When Kroc entices the brothers to turn their restaurant into a franchise, they are initially reluctant, because, they tell him, they’ve already tried it. There is no quality control, they explain. When you can’t oversee every aspect of a restaurant, quality inevitably suffers. Better to have one outstanding restaurant than 50 mediocre ones, Mac says. The Founder tries to have its burger and eat it too, by simultaneously exploring the darker side of Kroc’s power play to fashion himself the original founder of McDonald’s, and also holding him up as a brilliant entrepreneur who single-handedly invented a new industry. This gives the impression the filmmakers weren’t quite sure what story they wanted to tell.

A good corollary to this is a sequence that comes early in the film. When Kroc first arrives at the McDonald’s restaurant, he takes the brothers out to dinner, so he can hear their story. Dick and Mac launch into their tale of false starts and innovation that lead to the popular burger stand. Through a long series of flashbacks, we are shown what the brothers are describing to Kroc through voice-over narration. It’s a bravura sequence that unfortunately gets away from director Hancock by the end. It goes on much too long, and becomes a bit tiring before it’s over, again, ultimately leaving the impression Hancock wasn’t really sure what he wanted. He’s a good journeyman director who specializes in standard crowd-pleasing fare like Saving Mr. Banks, The Blind Side, and The Rookie, but this first attempt at something grander isn’t a complete success.

It’s also far from a failure.
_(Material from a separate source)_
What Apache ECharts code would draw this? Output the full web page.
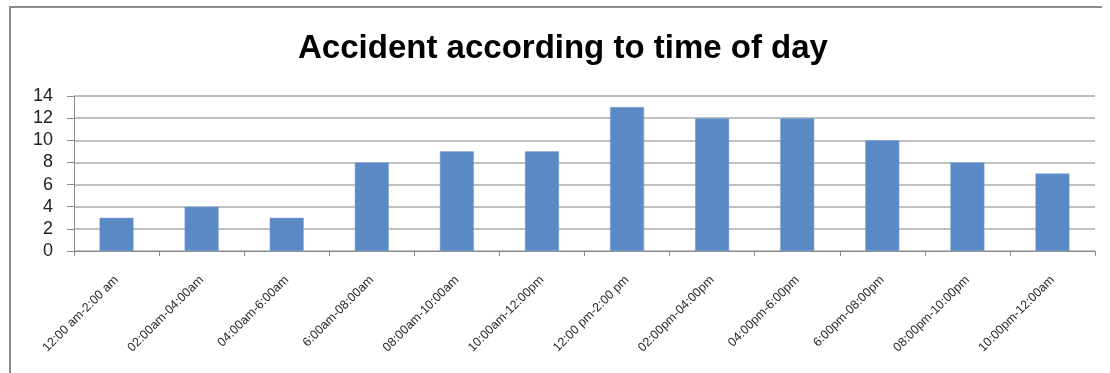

The Founder may not be completely satisfying, but there is enough here to warrant a second, or even third, viewing. For better or worse, McDonald’s revolutionized the way we eat, and Hancock and Keaton offer up a mostly compelling study of the man (or men) responsible for that.

Why it got 3 stars:
- The movie overall is a little lackluster, due to problems with the direction and the script, but there is one main reason to see The Founder: Keaton, Keaton, Keaton. He's great here. 
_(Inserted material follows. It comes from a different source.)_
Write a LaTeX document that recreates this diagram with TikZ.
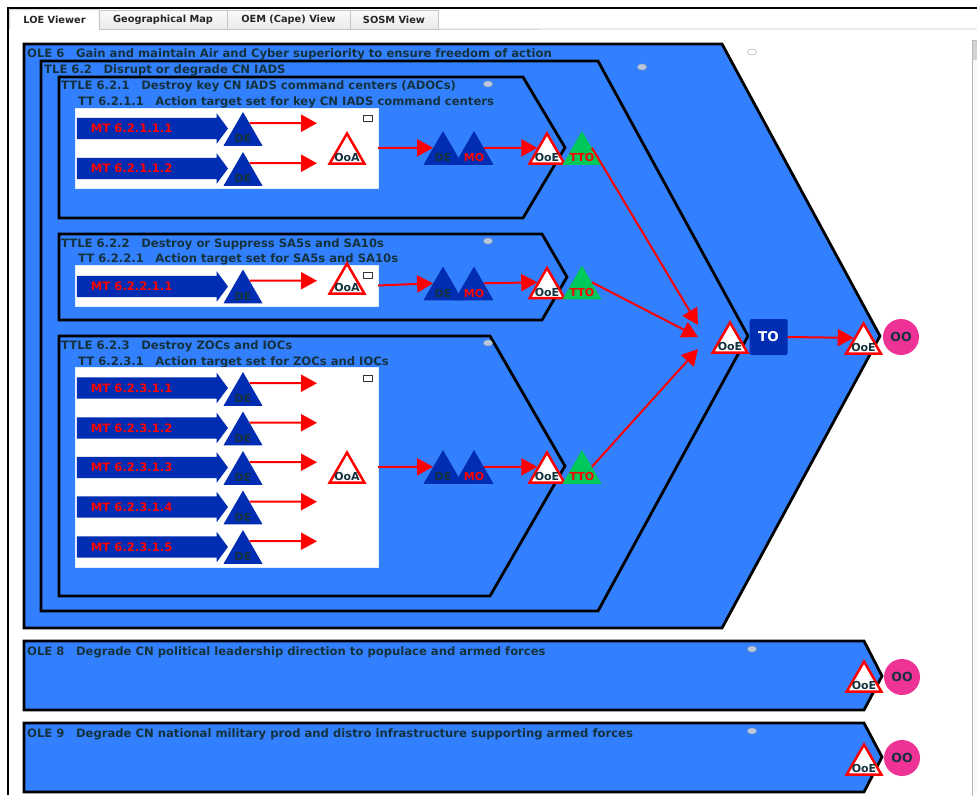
\documentclass[tikz,border=0pt]{standalone}
\usepackage{fontspec}
\setmainfont{DejaVu Sans}
\usetikzlibrary{shapes.geometric,shapes.arrows,arrows.meta}
\definecolor{lanefill}{RGB}{51,128,255}
\definecolor{mtblue}{RGB}{0,45,178}
\definecolor{ttogreen}{RGB}{0,200,90}
\definecolor{oopink}{RGB}{238,50,150}
\definecolor{ink}{RGB}{20,50,62}
\definecolor{knobgray}{RGB}{185,200,225}
\tikzset{
  lane/.style={draw=black, line width=2.8pt, fill=lanefill},
  lanetitle/.style={anchor=base west, inner sep=0pt, text=ink, font=\bfseries\fontsize{11.6}{13}\selectfont},
  knob/.style={ellipse, draw=gray!70, fill=knobgray, minimum width=9pt, minimum height=6pt, inner sep=0pt},
  ttbox/.style={rectangle, fill=white, draw=white!85!lanefill, inner sep=0pt, minimum width=303pt},
  minbox/.style={rectangle, draw=black!80, fill=white, line width=0.8pt, minimum width=9pt, minimum height=6pt, inner sep=0pt},
  mtarrow/.style={single arrow, fill=mtblue, single arrow head extend=4.5pt, single arrow tip angle=107, minimum height=151pt, inner xsep=0pt, inner ysep=10.5pt},
  mtlabel/.style={anchor=west, xshift=14pt, inner sep=0pt, text=red, font=\bfseries\fontsize{11.6}{13}\selectfont},
  detri/.style={regular polygon, regular polygon sides=3, fill=mtblue, minimum size=45pt, inner sep=0pt},
  ttotri/.style={regular polygon, regular polygon sides=3, fill=ttogreen, minimum size=45pt, inner sep=0pt},
  ootri/.style={regular polygon, regular polygon sides=3, fill=white, draw=red, line width=2.5pt, minimum size=40pt, inner sep=0pt},
  trilabel/.style={yshift=-4pt, inner sep=0pt, text=ink, font=\bfseries\fontsize{11}{12}\selectfont},
  tobox/.style={rectangle, rounded corners=1.5pt, fill=mtblue, text=white, minimum width=38pt, minimum height=36pt, inner sep=0pt, font=\bfseries\fontsize{13.5}{14}\selectfont},
  oocircle/.style={circle, fill=oopink, text=ink, minimum size=36pt, inner sep=0pt, font=\bfseries\fontsize{12.5}{13}\selectfont},
  hit/.style={-{Triangle[length=16pt,width=17pt]}, red, line width=2pt},
  tabon/.style={rectangle, fill=white, minimum height=19pt, inner sep=0pt, text=black!85, font=\bfseries\fontsize{9.8}{11}\selectfont},
  taboff/.style={tabon, draw=gray!45, top color=gray!4, bottom color=gray!16},
  tabedge/.style={draw=gray!45, line width=0.8pt}
}
\begin{document}
\begin{tikzpicture}[x=1pt, y=-1pt]
  \useasboundingbox (0,0) rectangle (977,795);
  \draw[line width=2pt] (977,8) -- (8,8) -- (8,795);
  \draw[gray!55, fill=gray!5] (972,40) rectangle (980,797);
  \fill[gray!35] (973,41) rectangle (977,60);

  \coordinate (tabend) at (977,29);
  \node[tabon, minimum width=89pt] (tloe) at (54.5,19.5) {LOE Viewer};
  \draw[tabedge] (tloe.south west) -- (tloe.north west) -- (tloe.north east) -- (tloe.south east) -- (tabend);
  \node[taboff, minimum width=128pt] (tgeo) at (163,19.5) {Geographical Map};
  \node[taboff, minimum width=123pt] (toem) at (288.5,19.5) {OEM (Cape) View};
  \node[taboff, minimum width=88pt] (tsosm) at (394,19.5) {SOSM View};

  \draw[lane] (24,44) -- (722,44) -- (880,336) -- (722,628) -- (24,628) -- cycle;
  \draw[lane] (41,61) -- (598,61) -- (748,336) -- (598,611) -- (41,611) -- cycle;
  \draw[lane] (59,77) -- (523,77) -- (565,147.5) -- (523,218) -- (59,218) -- cycle;
  \draw[lane] (59,234) -- (542,234) -- (567,277) -- (542,320) -- (59,320) -- cycle;
  \draw[lane] (59,336) -- (490,336) -- (565,466) -- (490,596) -- (59,596) -- cycle;
  \draw[lane] (24,641) -- (864,641) -- (882,676) -- (864,710) -- (24,710) -- cycle;
  \draw[lane] (24,723) -- (864,723) -- (882,757) -- (864,792) -- (24,792) -- cycle;

  \node[knob, fill=white] (k6) at (752,52) {};
  \node[knob] (k62) at (642,67) {};
  \node[knob] (k621) at (488,84) {};
  \node[knob] (k622) at (488,241) {};
  \node[knob] (k623) at (488,343) {};
  \node[knob] (k8) at (752,649) {};
  \node[knob] (k9) at (752,731) {};

  \node[lanetitle] (ole6) at (27,57) {OLE 6\quad Gain and maintain Air and Cyber superiority to ensure freedom of action};
  \node[lanetitle] (tle62) at (44,73.5) {TLE 6.2\quad Disrupt or degrade CN IADS};
  \node[lanetitle] (ttle621) at (61,89) {TTLE 6.2.1\quad Destroy key CN IADS command centers (ADOCs)};
  \node[lanetitle] (tt6211) at (78,105) {TT 6.2.1.1\quad Action target set for key CN IADS command centers};
  \node[lanetitle] (ttle622) at (61,247) {TTLE 6.2.2\quad Destroy or Suppress SA5s and SA10s};
  \node[lanetitle] (tt6221) at (78,262) {TT 6.2.2.1\quad Action target set for SA5s and SA10s};
  \node[lanetitle] (ttle623) at (61,349) {TTLE 6.2.3\quad Destroy ZOCs and IOCs};
  \node[lanetitle] (tt6231) at (78,365) {TT 6.2.3.1\quad Action target set for ZOCs and IOCs};
  \node[lanetitle] (ole8) at (27,655) {OLE 8\quad Degrade CN political leadership direction to populace and armed forces};
  \node[lanetitle] (ole9) at (27,737) {OLE 9\quad Degrade CN national military prod and distro infrastructure supporting armed forces};

  \node[ttbox, minimum height=80pt] (tt1) at (226.5,148) {};
  \node[ttbox, minimum height=41pt] (tt2) at (226.5,285.5) {};
  \node[ttbox, minimum height=200pt] (tt3) at (226.5,467) {};
  \node[minbox] (m1) at (368,118) {};
  \node[minbox] (m2) at (368,275) {};
  \node[minbox] (m3) at (368,378) {};

  \node[mtarrow, label={[mtlabel]180:MT 6.2.1.1.1}] (mt11) at (148.5,128.5) {};
  \node[mtarrow, label={[mtlabel]180:MT 6.2.1.1.2}] (mt12) at (148.5,168.5) {};
  \node[mtarrow, label={[mtlabel]180:MT 6.2.2.1.1}] (mt21) at (148.5,286.5) {};
  \node[mtarrow, label={[mtlabel]180:MT 6.2.3.1.1}] (mt31) at (148.5,388) {};
  \node[mtarrow, label={[mtlabel]180:MT 6.2.3.1.2}] (mt32) at (148.5,428) {};
  \node[mtarrow, label={[mtlabel]180:MT 6.2.3.1.3}] (mt33) at (148.5,467.5) {};
  \node[mtarrow, label={[mtlabel]180:MT 6.2.3.1.4}] (mt34) at (148.5,507) {};
  \node[mtarrow, label={[mtlabel]180:MT 6.2.3.1.5}] (mt35) at (148.5,547) {};

  \node[detri, label={[trilabel]center:DE}] (d11) at (243,134.5) {};
  \node[detri, label={[trilabel]center:DE}] (d12) at (243,174.5) {};
  \node[detri, label={[trilabel]center:DE}] (d21) at (243,292) {};
  \node[detri, label={[trilabel]center:DE}] (d31) at (243,394.5) {};
  \node[detri, label={[trilabel]center:DE}] (d32) at (243,434) {};
  \node[detri, label={[trilabel]center:DE}] (d33) at (243,473.5) {};
  \node[detri, label={[trilabel]center:DE}] (d34) at (243,513) {};
  \node[detri, label={[trilabel]center:DE}] (d35) at (243,552.5) {};

  \coordinate (x11) at (317,123.25);
  \coordinate (x12) at (317,163.25);
  \coordinate (x21) at (317,280.75);
  \coordinate (x31) at (317,383.25);
  \coordinate (x32) at (317,422.75);
  \coordinate (x33) at (317,462.25);
  \coordinate (x34) at (317,501.75);
  \coordinate (x35) at (317,541.25);

  \node[ootri, label={[trilabel]center:OoA}] (ooa1) at (347,153.5) {};
  \node[ootri, label={[trilabel]center:OoA}] (ooa2) at (347,283.5) {};
  \node[ootri, label={[trilabel]center:OoA}] (ooa3) at (347,472.5) {};

  \node[detri, label={[trilabel]center:DE}] (de1) at (443,153.5) {};
  \node[detri, label={[trilabel, text=red]center:MO}] (mo1) at (474,153.5) {};
  \node[ootri, label={[trilabel]center:OoE}] (ooe1) at (547,153.5) {};
  \node[ttotri, label={[trilabel, text=red]center:TTO}] (tto1) at (582,153.5) {};
  \node[detri, label={[trilabel]center:DE}] (de2) at (443,289) {};
  \node[detri, label={[trilabel, text=red]center:MO}] (mo2) at (474,289) {};
  \node[ootri, label={[trilabel]center:OoE}] (ooe2) at (547,288) {};
  \node[ttotri, label={[trilabel, text=red]center:TTO}] (tto2) at (582,288) {};
  \node[detri, label={[trilabel]center:DE}] (de3) at (443,472.5) {};
  \node[detri, label={[trilabel, text=red]center:MO}] (mo3) at (474,472.5) {};
  \node[ootri, label={[trilabel]center:OoE}] (ooe3) at (547,472.5) {};
  \node[ttotri, label={[trilabel, text=red]center:TTO}] (tto3) at (582,472.5) {};

  \coordinate (in1) at (698,325);
  \coordinate (in2) at (698,337);
  \coordinate (in3) at (698,349);
  \node[ootri, label={[trilabel]center:OoE}] (ooeT) at (730,342.5) {};
  \node[tobox] (to) at (768.5,337) {TO};
  \node[ootri, label={[trilabel]center:OoE}] (ooeF) at (863.5,343.5) {};
  \node[oocircle] (oo) at (901,337) {OO};
  \node[ootri, label={[trilabel]center:OoE}] (ooe8) at (864,681.5) {};
  \node[oocircle] (oo8) at (902,677) {OO};
  \node[ootri, label={[trilabel]center:OoE}] (ooe9) at (864,764.5) {};
  \node[oocircle] (oo9) at (902,758) {OO};

  \draw[hit] (d11.60) -- (x11);
  \draw[hit] (d12.60) -- (x12);
  \draw[hit] (d21.60) -- (x21);
  \draw[hit] (d31.60) -- (x31);
  \draw[hit] (d32.60) -- (x32);
  \draw[hit] (d33.60) -- (x33);
  \draw[hit] (d34.60) -- (x34);
  \draw[hit] (d35.60) -- (x35);
  \draw[hit] (tt1.east) -- (de1.150);
  \draw[hit] (tt2.east) -- (de2.150);
  \draw[hit] (tt3.east) -- (de3.150);
  \draw[hit] (mo1.30) -- (ooe1.150);
  \draw[hit] (mo2.30) -- (ooe2.150);
  \draw[hit] (mo3.30) -- (ooe3.150);
  \draw[hit] (tto1.30) -- (in1);
  \draw[hit] (tto2.30) -- (in2);
  \draw[hit] (tto3.30) -- (in3);
  \draw[hit] (to.east) -- (ooeF.150);
\end{tikzpicture}
\end{document}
Things I forgot to mention in my review, because, well, I'm the Forgetful Film Critic:
- If you've been reading my work for any length of time, you might've noticed I try to stay away from snark. I usually only trot it out for the really terrible movies. The main reason is that I feel there's already an overabundance of it in the world, and frankly, I don't think I'm great at it. That being said, B.J. Novak (most famous as Ryan from The Office) turns up as the man with the answers to Kroc's problems. I like Novak as an actor, but he's basically doing his best Don Draper impression.
- I try not to get hung up on things like this, but there is a frustrating lack of making the timeline of events clear in The Founder. This is fine for an impressionistic movie that is more concerned with mood or emotion, but this movie covers decades of events without ever letting you know how much time has passed. This is even more glaring because of the one instance when the movie does do this. A title card at the beginning of the movie lets us know it's 1954, but never bothers to update us again.
- It feels unfair to so heavily compare The Founder and The Social Network, but the former really does come off as a less artfully made knock-off of the latter. You get just a hint of what it could have been with the very last shot of the movie.